What part of our life is truly under our control?
I side with the convicted not because I naturally side with the underdog so much as because I have a deep antipathy to police and other agents of state authority that dehumanize people and render us mere objects within a system. That’s what prisons, schools and hospitals do. But the objectification of people by the penal system is especially infamous and complete. I suppose it has to be in order to deal safely with otherwise dangerous, unpredictable people. Security protocols in contemporary America are also especially
infamous: habeus corpus has been suspended; government kidnapping and torture remain legal; it is a culture that relies on sowing fear in order to maintain the level of violence in the world that sustains an economy that disproportionately relies on armaments and a condition of perpetual war. While fantasizing themselves as the greatest, freest country in the world, America is simultaneously the most threatening and dangerous country in the world.
When I read stories or watch movies that pit characters in struggles against the organs of the state I naturally feel an attraction. Anyone is capable of anything. You think you can’t kill a person? You think you are civilized enough never to do certain things?
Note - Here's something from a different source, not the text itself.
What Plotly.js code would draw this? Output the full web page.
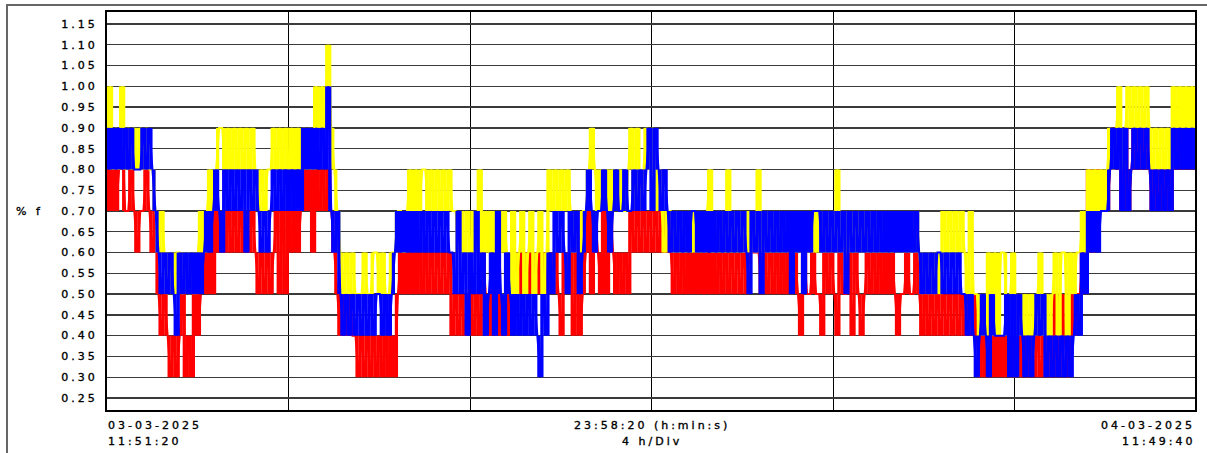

In our comfortable contemporary lives most of us are never pushed to the brink, but if we are and we feel ourselves pushed outside those artificial social structures that we use to impose order over existence then we face the question, “What part of our life is truly under our control?” I’ve traveled beyond the brink only once, thirty years ago. There’s no control, everything breaks down.
Brian Dennehy, an actor I always enjoy, is Crowe’s quiet, retired elderly father. He cleverly figures out what his son is up to and keeps quiet about it when the police come calling. I liked that very much.